1a) was even/also I, through distress/scatteredness of temperament, conjoined?
1b) as if even/also I, through distress/scatteredness of temperament, was conjoined!

2) the eyes were somewhere, the grief-{affected/'seen'} heart was somewhere [else]

 

Notes:

qarii;N : 'Joined, conjoined, connected, next, contiguous, adjoining; adhering'. (Platts p.791)

S. R. Faruqi:

The interpretation of the verse is clear, but the wordplays are superb and demand attention: pareshaanii (scatteredness) and qarii;N (near) are not devoid of pleasure. Then the eyes are somewhere and the heart is somewhere else. Here too the opposition of scatteredness and contiguity appears. Because the eyes may be anywhere and the heart may be anywhere, but they're both housed in one single body. The eyes were somewhere-- this can also mean fixed on some beautiful face or scene. But that beautiful face was not the beloved's; the heart was lost in the thought of the beloved, and the eyes were fixed somewhere else.... The affinity between the eyes and ;Gam-diidah ('seen' by the eyes) is also fine.

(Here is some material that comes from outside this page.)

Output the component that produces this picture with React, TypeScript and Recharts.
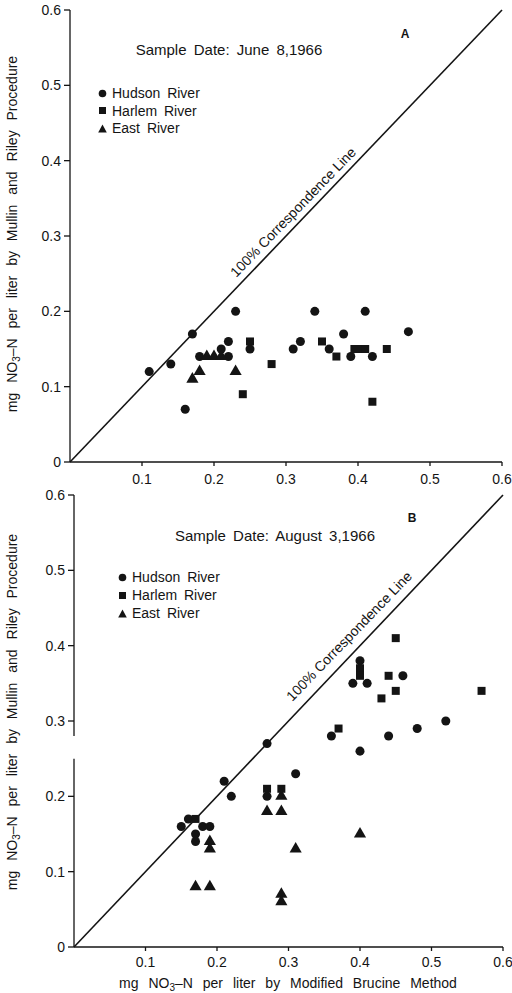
import React from 'react';
import { ScatterChart, Scatter, XAxis, YAxis, ZAxis, ReferenceLine } from 'recharts';

// values (mg NO3-N per liter)
const xTicks = [0.1, 0.2, 0.3, 0.4, 0.5, 0.6];
const yTicks = [0, 0.1, 0.2, 0.3, 0.4, 0.5, 0.6];
const riverNames = ['Hudson River', 'Harlem River', 'East River'];

// panel A - June 8, 1966  [brucine, mullin-riley]
const hudsonJune = [
  [0.11, 0.12], [0.14, 0.13], [0.17, 0.17], [0.16, 0.07], [0.18, 0.14], [0.21, 0.15],
  [0.22, 0.14], [0.22, 0.16], [0.23, 0.2], [0.25, 0.15], [0.31, 0.15], [0.32, 0.16],
  [0.34, 0.2], [0.36, 0.15], [0.38, 0.17], [0.39, 0.14], [0.41, 0.2], [0.42, 0.14],
  [0.47, 0.173],
];
const harlemJune = [
  [0.24, 0.09], [0.25, 0.16], [0.28, 0.13], [0.35, 0.16], [0.37, 0.14], [0.395, 0.15],
  [0.4, 0.15], [0.41, 0.15], [0.42, 0.08], [0.44, 0.15],
];
const eastJune = [
  [0.17, 0.11], [0.18, 0.12], [0.19, 0.14], [0.2, 0.14], [0.21, 0.14], [0.23, 0.12],
];

// panel B - August 3, 1966
const hudsonAug = [
  [0.15, 0.16], [0.16, 0.17], [0.18, 0.16], [0.19, 0.16], [0.17, 0.15], [0.17, 0.14],
  [0.21, 0.22], [0.22, 0.2], [0.27, 0.27], [0.27, 0.2], [0.31, 0.23], [0.36, 0.28],
  [0.39, 0.35], [0.4, 0.38], [0.41, 0.35], [0.4, 0.26], [0.44, 0.28], [0.46, 0.36],
  [0.48, 0.29], [0.52, 0.3],
];
const harlemAug = [
  [0.17, 0.17], [0.27, 0.21], [0.29, 0.21], [0.37, 0.29], [0.4, 0.37], [0.4, 0.36],
  [0.43, 0.33], [0.44, 0.36], [0.45, 0.34], [0.45, 0.41], [0.57, 0.34],
];
const eastAug = [
  [0.19, 0.14], [0.19, 0.13], [0.17, 0.08], [0.19, 0.08], [0.27, 0.18], [0.29, 0.2],
  [0.29, 0.18], [0.29, 0.07], [0.29, 0.06], [0.31, 0.13], [0.4, 0.15],
];

const INK = '#141414';
const FONT = '"Liberation Sans", Arial, Helvetica, sans-serif';

const toPts = (arr: number[][]) => arr.map(([x, y]) => ({ x, y }));
const fmt = (v: number) => (v === 0 ? '0' : v.toFixed(1));

const Sub3 = () => <sub style={{ fontSize: 10, verticalAlign: '-3px' }}>3</sub>;

const Marker = ({ kind }: { kind: string }) => (
  <svg width={9} height={9} style={{ marginRight: 5 }}>
    {kind === 'circle' && <circle cx={4.5} cy={4.5} r={3.8} fill={INK} />}
    {kind === 'square' && <rect x={1} y={1} width={7} height={7} fill={INK} />}
    {kind === 'triangle' && <polygon points="4.5,0.5 8.8,8.5 0.2,8.5" fill={INK} />}
  </svg>
);

const LegendBox = ({ left, top, gap }: { left: number; top: number; gap: number }) => (
  <>
    {riverNames.map((name, i) => (
      <div
        key={name}
        style={{
          position: 'absolute', left, top: top + i * gap - 9, height: 18,
          display: 'flex', alignItems: 'center', fontSize: 14, wordSpacing: 3, color: INK,
        }}
      >
        <Marker kind={['circle', 'square', 'triangle'][i]} />
        {name}
      </div>
    ))}
  </>
);

const Centered = ({ cx, cy, rot = 0, style, children }: any) => (
  <div
    style={{
      position: 'absolute', left: cx, top: cy, whiteSpace: 'nowrap', color: INK,
      transform: `translate(-50%, -50%) rotate(${rot}deg)`, ...style,
    }}
  >
    {children}
  </div>
);

interface PanelProps {
  top: number;
  height: number;
  margin: { top: number; right: number; left: number; bottom: number };
  xHeight: number;
  tickMargin: number;
  hudson: number[][];
  harlem: number[][];
  east: number[][];
  brokenAxis?: boolean;
}

const Panel = ({ top, height, margin, xHeight, tickMargin, hudson, harlem, east, brokenAxis }: PanelProps) => (
  <div style={{ position: 'absolute', left: 0, top }}>
    <ScatterChart width={512} height={height} margin={margin}>
      <XAxis
        type="number" dataKey="x" domain={[0, 0.6]} ticks={xTicks} tickFormatter={fmt}
        height={xHeight} tickSize={4} tickMargin={tickMargin} interval={0}
        stroke={INK} strokeWidth={1.3} tick={{ fill: INK, fontSize: 14 }}
      />
      <YAxis
        type="number" dataKey="y" domain={[0, 0.6]} ticks={yTicks} tickFormatter={fmt}
        width={30} tickSize={6} tickMargin={3} interval={0} axisLine={!brokenAxis}
        stroke={INK} strokeWidth={1.3} tick={{ fill: INK, fontSize: 14 }}
      />
      <ZAxis range={[48, 48]} />
      {brokenAxis && (
        <ReferenceLine segment={[{ x: 0, y: 0 }, { x: 0, y: 0.25 }]} stroke={INK} strokeWidth={1.3} ifOverflow="visible" />
      )}
      {brokenAxis && (
        <ReferenceLine segment={[{ x: 0, y: 0.28 }, { x: 0, y: 0.6 }]} stroke={INK} strokeWidth={1.3} ifOverflow="visible" />
      )}
      <ReferenceLine segment={[{ x: 0, y: 0 }, { x: 0.6, y: 0.6 }]} stroke={INK} strokeWidth={1.6} ifOverflow="visible" />
      <Scatter name="Hudson River" data={toPts(hudson)} shape="circle" fill={INK} isAnimationActive={false} />
      <Scatter name="Harlem River" data={toPts(harlem)} shape="square" fill={INK} isAnimationActive={false} />
      <Scatter name="East River" data={toPts(east)} shape="triangle" fill={INK} isAnimationActive={false} />
    </ScatterChart>
  </div>
);

const yLabel = (
  <span>
    mg NO<Sub3 />–N per liter by Mullin and Riley Procedure
  </span>
);

export default function App() {
  return (
    <div style={{ position: 'absolute', left: 0, top: 0, width: 512, height: 993, background: '#fff', fontFamily: FONT, overflow: 'hidden' }}>
      <Panel
        top={0} height={490} margin={{ top: 10, right: 10, left: 40, bottom: 0 }}
        xHeight={28} tickMargin={8}
        hudson={hudsonJune} harlem={harlemJune} east={eastJune}
      />
      <Panel
        top={485} height={508} margin={{ top: 10, right: 9, left: 44, bottom: 0 }}
        xHeight={46} tickMargin={6}
        hudson={hudsonAug} harlem={harlemAug} east={eastAug} brokenAxis
      />

      {/* panel A annotations */}
      <Centered cx={229} cy={49} style={{ fontSize: 15, wordSpacing: 3 }}>Sample Date: June 8,1966</Centered>
      <Centered cx={405} cy={34} style={{ fontSize: 12, fontWeight: 700 }}>A</Centered>
      <LegendBox left={98} top={93} gap={17.5} />
      <Centered cx={293} cy={212} rot={-46} style={{ fontSize: 14 }}>100% Correspondence Line</Centered>
      <Centered cx={13} cy={234} rot={-90} style={{ fontSize: 14, wordSpacing: 6 }}>{yLabel}</Centered>

      {/* panel B annotations */}
      <Centered cx={275} cy={535} style={{ fontSize: 15, wordSpacing: 3 }}>Sample Date: August 3,1966</Centered>
      <Centered cx={412} cy={518} style={{ fontSize: 12, fontWeight: 700 }}>B</Centered>
      <LegendBox left={118} top={577} gap={18} />
      <Centered cx={349} cy={636} rot={-46} style={{ fontSize: 14 }}>100% Correspondence Line</Centered>
      <Centered cx={13} cy={712} rot={-90} style={{ fontSize: 14, wordSpacing: 6 }}>{yLabel}</Centered>
      <Centered cx={288} cy={984} style={{ fontSize: 14, wordSpacing: 6 }}>
        mg NO<Sub3 />–N per liter by Modified Brucine Method
      </Centered>
    </div>
  );
}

Atish has straightforwardly borrowed from on this theme, but he has composed it at a very low level:

dil kahii;N jaan kahii;N chashm kahii;N gosh kahii;N
apne majmuu((a kaa har ek varaq barham hai

[heart somewhere, life somewhere, eye somewhere, ear somewhere
every single page of my collection was disordered]

In Atish's verse, there's no justification for supposing himself to be a collection (that is, there's no creative logic); there's only an assumption. On this basis, to suppose heart, life, eye, ear to be pages of this collection, then to say that these pages are disordered, is not free of incoherence. In Mir's poetry almost all aspects of creative logic and style come together; thus even his ordinary verse seems overflowing.

FWP:

EYES verses: {2,1}; {2,2}; {3,1}; {7,2}: {7,9}; {11,6}; {12,4}*

The first line can also be read, thanks to the multivalence of kyaa , as an exclamation.